To understand this better let us take the example of the predominant practice of MPs delivering India’s statement on the ILC’s Annual Reports. The UNGA Sixth Committee takes up the ILC’s Annual Report during the ‘International Law Week’ in October each year when top-level legal advisors from UN Members convene to share their views on the ILC’s work. Involving officials at such important UN meetings does indicate a UN Member’s commitment not only to the role of such meetings or the value of discussion that takes place – keeping in mind how the Sixth Committee is instrumental in codification of international law – but also to professionalisation of legal cadre. As officials responsible for expounding international law and holding recognised competence in the eyes of their government, legal officers of the Legal & Treaties Division are better placed to address topics considered by the Sixth Committee. And as part of the invisible college of international lawyers, they are also conscious to how they are perceived as lawyers from and of India among the international legal advisors of other UN Member States, and how their own government perceives them and their role in comparison with the others. As a result, this practice of involving MPs in their place at the Sixth Committee likely diminishes the role for which a legal advisor is appointed and harms their self-perception.

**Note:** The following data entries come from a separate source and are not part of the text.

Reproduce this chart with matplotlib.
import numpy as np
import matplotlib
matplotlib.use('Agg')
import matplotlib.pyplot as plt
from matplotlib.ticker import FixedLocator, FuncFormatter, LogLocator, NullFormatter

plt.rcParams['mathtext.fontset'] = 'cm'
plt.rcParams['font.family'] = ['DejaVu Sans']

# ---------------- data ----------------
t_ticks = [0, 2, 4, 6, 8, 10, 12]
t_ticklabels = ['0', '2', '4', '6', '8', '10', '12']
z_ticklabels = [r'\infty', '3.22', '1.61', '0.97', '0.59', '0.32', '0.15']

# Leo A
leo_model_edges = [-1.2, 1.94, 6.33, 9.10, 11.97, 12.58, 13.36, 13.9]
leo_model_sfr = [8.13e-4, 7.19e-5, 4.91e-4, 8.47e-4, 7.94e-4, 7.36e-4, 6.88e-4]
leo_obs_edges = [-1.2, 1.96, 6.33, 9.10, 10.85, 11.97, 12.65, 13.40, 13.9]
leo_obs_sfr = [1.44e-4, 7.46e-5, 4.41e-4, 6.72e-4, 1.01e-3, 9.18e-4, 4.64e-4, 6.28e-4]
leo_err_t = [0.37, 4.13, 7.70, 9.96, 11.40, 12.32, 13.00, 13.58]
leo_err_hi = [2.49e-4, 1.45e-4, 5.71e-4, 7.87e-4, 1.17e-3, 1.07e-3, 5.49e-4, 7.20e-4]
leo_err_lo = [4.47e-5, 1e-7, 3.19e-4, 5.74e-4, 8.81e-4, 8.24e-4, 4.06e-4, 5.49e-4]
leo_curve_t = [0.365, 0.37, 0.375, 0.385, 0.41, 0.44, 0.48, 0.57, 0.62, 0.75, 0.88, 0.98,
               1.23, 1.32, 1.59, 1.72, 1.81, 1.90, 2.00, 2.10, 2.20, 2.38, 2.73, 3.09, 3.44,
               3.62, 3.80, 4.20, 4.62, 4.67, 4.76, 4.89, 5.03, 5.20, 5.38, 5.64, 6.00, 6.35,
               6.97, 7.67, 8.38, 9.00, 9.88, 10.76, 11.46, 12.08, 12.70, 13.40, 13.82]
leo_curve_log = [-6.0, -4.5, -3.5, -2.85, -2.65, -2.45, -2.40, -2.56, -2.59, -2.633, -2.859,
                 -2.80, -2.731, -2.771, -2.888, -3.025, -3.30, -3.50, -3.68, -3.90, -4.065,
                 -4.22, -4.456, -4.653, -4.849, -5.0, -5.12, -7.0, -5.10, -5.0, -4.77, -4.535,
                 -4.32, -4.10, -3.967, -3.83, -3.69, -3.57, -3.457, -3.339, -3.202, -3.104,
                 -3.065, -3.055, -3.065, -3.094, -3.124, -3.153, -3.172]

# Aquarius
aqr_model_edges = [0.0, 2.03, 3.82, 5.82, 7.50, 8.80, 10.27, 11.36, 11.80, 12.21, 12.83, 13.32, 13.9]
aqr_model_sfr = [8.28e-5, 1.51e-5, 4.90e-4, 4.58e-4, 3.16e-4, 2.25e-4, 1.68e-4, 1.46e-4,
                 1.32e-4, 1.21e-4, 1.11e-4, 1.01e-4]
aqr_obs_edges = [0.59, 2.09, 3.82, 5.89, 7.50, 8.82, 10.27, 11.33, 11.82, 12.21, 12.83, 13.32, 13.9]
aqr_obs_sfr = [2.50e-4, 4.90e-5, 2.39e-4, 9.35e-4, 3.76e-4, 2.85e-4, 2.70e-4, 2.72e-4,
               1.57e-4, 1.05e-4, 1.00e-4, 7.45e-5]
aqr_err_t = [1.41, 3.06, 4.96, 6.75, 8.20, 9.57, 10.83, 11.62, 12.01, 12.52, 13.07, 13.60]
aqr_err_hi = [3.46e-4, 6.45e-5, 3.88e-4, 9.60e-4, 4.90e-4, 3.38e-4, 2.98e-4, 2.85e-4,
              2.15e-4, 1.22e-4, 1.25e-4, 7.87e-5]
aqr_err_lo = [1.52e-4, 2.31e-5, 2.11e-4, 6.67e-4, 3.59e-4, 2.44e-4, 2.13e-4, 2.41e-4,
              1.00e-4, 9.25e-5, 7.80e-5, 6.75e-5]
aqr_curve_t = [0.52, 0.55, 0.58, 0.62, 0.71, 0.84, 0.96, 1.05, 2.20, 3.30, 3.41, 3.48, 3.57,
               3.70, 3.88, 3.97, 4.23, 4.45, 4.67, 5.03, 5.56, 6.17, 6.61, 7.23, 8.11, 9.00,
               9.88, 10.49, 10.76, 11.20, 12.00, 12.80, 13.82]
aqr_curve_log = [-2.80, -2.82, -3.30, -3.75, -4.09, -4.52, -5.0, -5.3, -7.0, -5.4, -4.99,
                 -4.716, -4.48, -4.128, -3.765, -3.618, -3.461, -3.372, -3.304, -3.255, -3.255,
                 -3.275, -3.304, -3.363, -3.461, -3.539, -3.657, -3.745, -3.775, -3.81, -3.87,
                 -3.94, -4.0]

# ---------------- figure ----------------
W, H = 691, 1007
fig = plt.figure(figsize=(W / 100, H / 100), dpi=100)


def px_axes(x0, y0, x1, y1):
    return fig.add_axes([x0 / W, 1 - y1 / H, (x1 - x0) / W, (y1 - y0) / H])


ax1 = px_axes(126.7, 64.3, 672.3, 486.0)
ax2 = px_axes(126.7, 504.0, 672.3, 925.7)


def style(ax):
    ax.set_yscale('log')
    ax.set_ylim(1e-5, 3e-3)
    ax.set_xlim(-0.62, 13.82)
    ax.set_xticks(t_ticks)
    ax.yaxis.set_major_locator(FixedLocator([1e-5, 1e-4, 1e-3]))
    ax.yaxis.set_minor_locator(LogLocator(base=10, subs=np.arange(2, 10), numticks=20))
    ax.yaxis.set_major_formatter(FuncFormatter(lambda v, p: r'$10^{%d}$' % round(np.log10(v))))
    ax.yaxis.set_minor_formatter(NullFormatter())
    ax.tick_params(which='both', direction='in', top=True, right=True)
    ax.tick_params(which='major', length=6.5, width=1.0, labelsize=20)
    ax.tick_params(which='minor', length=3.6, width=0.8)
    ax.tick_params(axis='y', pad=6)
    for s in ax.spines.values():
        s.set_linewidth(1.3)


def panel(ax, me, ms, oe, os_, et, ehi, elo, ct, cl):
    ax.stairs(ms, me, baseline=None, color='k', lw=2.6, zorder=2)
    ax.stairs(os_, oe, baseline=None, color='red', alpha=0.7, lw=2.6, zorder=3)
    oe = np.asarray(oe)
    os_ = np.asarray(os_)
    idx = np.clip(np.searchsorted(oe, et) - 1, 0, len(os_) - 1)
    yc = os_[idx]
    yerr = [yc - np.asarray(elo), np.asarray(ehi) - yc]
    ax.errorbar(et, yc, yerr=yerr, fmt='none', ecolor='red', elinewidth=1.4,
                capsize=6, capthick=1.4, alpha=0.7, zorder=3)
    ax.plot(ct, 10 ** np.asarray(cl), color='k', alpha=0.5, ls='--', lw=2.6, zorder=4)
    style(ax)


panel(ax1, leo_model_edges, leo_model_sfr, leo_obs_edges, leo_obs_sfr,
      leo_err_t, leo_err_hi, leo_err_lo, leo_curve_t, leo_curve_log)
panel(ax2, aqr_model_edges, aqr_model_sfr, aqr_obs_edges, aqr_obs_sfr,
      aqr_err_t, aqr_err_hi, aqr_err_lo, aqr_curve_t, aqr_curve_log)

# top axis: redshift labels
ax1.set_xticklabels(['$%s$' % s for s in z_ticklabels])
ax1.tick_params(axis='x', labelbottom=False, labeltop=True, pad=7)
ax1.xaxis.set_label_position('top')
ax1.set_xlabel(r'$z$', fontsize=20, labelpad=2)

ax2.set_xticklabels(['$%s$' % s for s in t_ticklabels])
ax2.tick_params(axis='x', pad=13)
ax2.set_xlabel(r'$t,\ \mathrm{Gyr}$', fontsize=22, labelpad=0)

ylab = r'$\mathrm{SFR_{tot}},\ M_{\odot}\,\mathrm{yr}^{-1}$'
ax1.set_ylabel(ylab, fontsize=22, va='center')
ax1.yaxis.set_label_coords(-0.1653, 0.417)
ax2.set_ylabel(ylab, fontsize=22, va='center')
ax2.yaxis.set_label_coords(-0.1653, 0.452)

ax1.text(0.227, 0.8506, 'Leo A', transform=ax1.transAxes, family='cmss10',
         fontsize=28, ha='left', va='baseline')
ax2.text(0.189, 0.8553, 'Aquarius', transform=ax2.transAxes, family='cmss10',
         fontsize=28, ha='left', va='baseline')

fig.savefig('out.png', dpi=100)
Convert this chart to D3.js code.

However, even if this practice could find justification in law or professionalism, other questions still arise. It is unclear what is the mechanism through which the government chooses MPs to form part of Indian delegations or what criteria are applied in the selection process? Does, say, an MP required to be part of a parliamentary committee responsible for scrutinizing the foreign policy? Or, are MPs required to have experience in foreign affairs? Are the political affiliations of MPs important? And, if the objective is to “familiarise the MPs with the functioning of the UN” to “equip them with knowledge necessary for participating in debates”, has this practice been a success in the work of the MPs? How do we measure its success? Do MPs, for example, discuss international legal issues or question the government on matters of international law at all? If yes, have the quality or specificity of those questions improved? If not, then what is the rationale for reviving the practice, given the probably significant financial charge it puts on the exchequer.